What about the American contract workers killed in last month’s suicide attack in Kabul? These individuals were not “combatants”—they were not members of the military engaged in actual fighting. But, from the perspective of insurgents, these individuals are anything but “innocent.” Merely working for the military occupation can make a civilian the target of the insurgency. In Northern Ireland, the IRA at times targeted independent contractors and workers involved in building British military bases. The rationale given then remains common to most insurgencies: by working for the occupation, you are culpable in its perpetuation.

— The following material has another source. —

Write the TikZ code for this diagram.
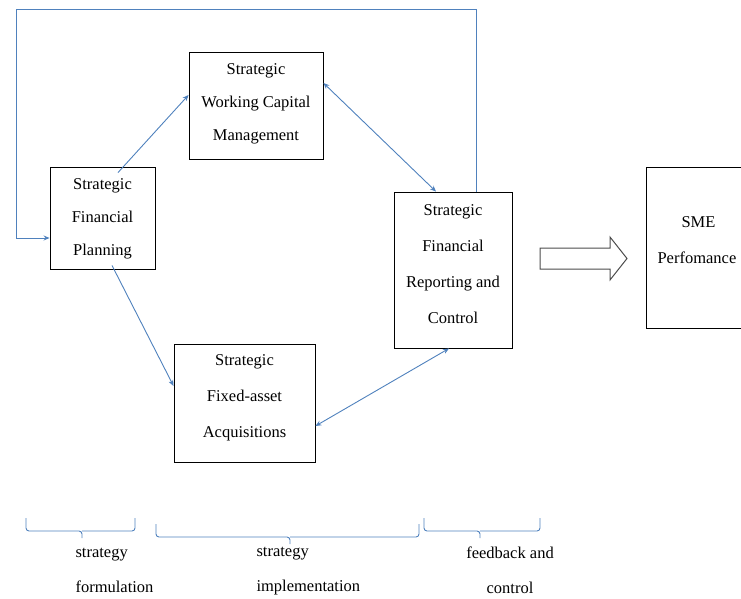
\documentclass[tikz,border=0pt]{standalone}
\usepackage{fontspec}
\setmainfont{Liberation Serif}
\usetikzlibrary{arrows.meta, calc}
\definecolor{linkblue}{HTML}{4F81BD}
\tikzset{
  box/.style={draw=black, line width=0.9pt, inner sep=0pt},
  boxtext/.style={align=center, font=\fontsize{16.5}{33}\selectfont},
  widetext/.style={align=center, font=\fontsize{16.5}{36}\selectfont},
  link/.style={-{Stealth[length=6pt, width=5pt]}, line width=0.9pt, color=linkblue},
  twoway/.style={{Stealth[length=6pt, width=5pt]}-{Stealth[length=6pt, width=5pt]}, line width=0.9pt, color=linkblue},
  brc/.style={line width=0.9pt, color=linkblue, rounded corners=3pt},
  phase/.style={font=\fontsize{16.5}{35}\selectfont}
}
\begin{document}
\begin{tikzpicture}[x=1pt, y=-1pt]
\useasboundingbox (0,0) rectangle (741,598);
\clip (0,0) rectangle (741,598);
% boxes
\node[box, minimum width=105pt, minimum height=102pt] (pln) at (102.5,218) {};
\node[boxtext] (pln-t) at (102.5,219) {Strategic\\Financial\\Planning};
\node[box, minimum width=134pt, minimum height=107pt] (wcm) at (256,105.5) {};
\node[boxtext] (wcm-t) at (256,104) {Strategic\\Working Capital\\Management};
\node[box, minimum width=118pt, minimum height=156pt] (rep) at (453,270) {};
\node[widetext] (rep-t) at (453,264) {Strategic\\Financial\\Reporting and\\Control};
\node[box, minimum width=141pt, minimum height=118pt] (fix) at (244.5,403) {};
\node[widetext] (fix-t) at (244.5,398) {Strategic\\Fixed-asset\\Acquisitions};
\node[box, minimum width=99pt, minimum height=161pt] (sme) at (695.5,247.5) {};
\node[widetext, align=left, anchor=west] (sme-t) at (654,240) {\hspace*{24pt}SME\\Perfomance};
% connectors
\draw[link] ([xshift=15.5pt, yshift=-6pt]pln.north) -- ([yshift=10.5pt]wcm.west);
\draw[link] ([xshift=9.5pt, yshift=4pt]pln.south) -- ([yshift=17pt]fix.west);
\draw[twoway] ([yshift=22.5pt]wcm.east) -- ([xshift=-17pt]rep.north);
\draw[twoway] ([yshift=-23pt]fix.east) -- ([xshift=-4pt]rep.south);
\coordinate (fbk) at (16,9);
\draw[link] ([xshift=23pt]rep.north) |- (fbk) |- ([yshift=-20pt]pln.west);
% block arrow to SME
\draw[line width=1pt, draw=black!70, fill=white] (540,248) -- (610,248) -- (610,237) -- (627,258.5)
  -- (610,280) -- (610,269) -- (540,269) -- cycle;
% braces
\draw[brc] (26,518) |- (82,531) -- (82,538);
\draw[brc] (82,531) -| (135,518);
\draw[brc] (156,524) |- (290,537) -- (290,544);
\draw[brc] (290,537) -| (419,524);
\draw[brc] (424,518) |- (480,531) -- (480,538);
\draw[brc] (480,531) -| (540,518);
% phase labels
\node[phase, align=left, anchor=west] (frm) at (72,570.5) {strategy\\formulation};
\node[phase, align=left, anchor=west] (imp) at (253,571.5) {strategy\\implementation};
\node[phase, align=center] (fdb) at (510,570.5) {feedback and\\control};
\end{tikzpicture}
\end{document}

But most of us outside the insurgency would disagree: These people were simply going to work like normal civilians.

Finally, in practice “terrorism”—despite the definitional niceties of academicians—means much more than just targeting civilians. Since Iraq, for example, any attack on American combatants is treated by administrations and the media as an act of terrorism. After all, we’re at war with “the terrorists,” so those who fight us must be guilty. According to Mark Perry, one of the crucial barriers to negotiating an end to violence in Iraq's Anbar Province was the American military's penchant for labeling all insurgents as "terrorists." So long as the Taliban continues its insurgency against NATO forces they will be identified as “terrorists,” and therefore excluded from discussions. Of course, as Anbar demonstrates, military necessity can contribute significantly to definitional nuance.

Then, there's this problem: Elements of "the Taliban" may not have received Mullah Omar's memo.

To sum up, the next time someone says "Muslims have never condemned terrorism," you can point to Mullah Omar. Or you can just cite any of the countless legitimate Muslim clerics and intellectuals who have already condemned terrorism.

Monday, November 7, 2011

Morning conflicts

With escalating violence in Homs, the opposition Syrian National Council is calling for "international protection" for protesters. According to The Daily Star:
Declaring Homs a "humanitarian disaster area," the Syrian National Council urged the United Nations, the Organisation of Islamic Cooperation and the Arab League to act "to stop the massacre committed by the regime." 
In a statement received by AFP in Nicosia, it called on the international community to send "Arab and international observers, instantly, to the city of Homs to oversee the situation on the ground, and prevent the regime from continuing to commit brutal massacres."
In other news 6 “al Qaeda militants” were killed by security forces in Yemen (Time); a former ETA “military chief” was sentenced to 104 years by a Spanish court (CNN); the killing of Osama bin Ladin may have been exaggerated (The Daily Beast); and Carlos the Jackal is going on trial (The New York Times).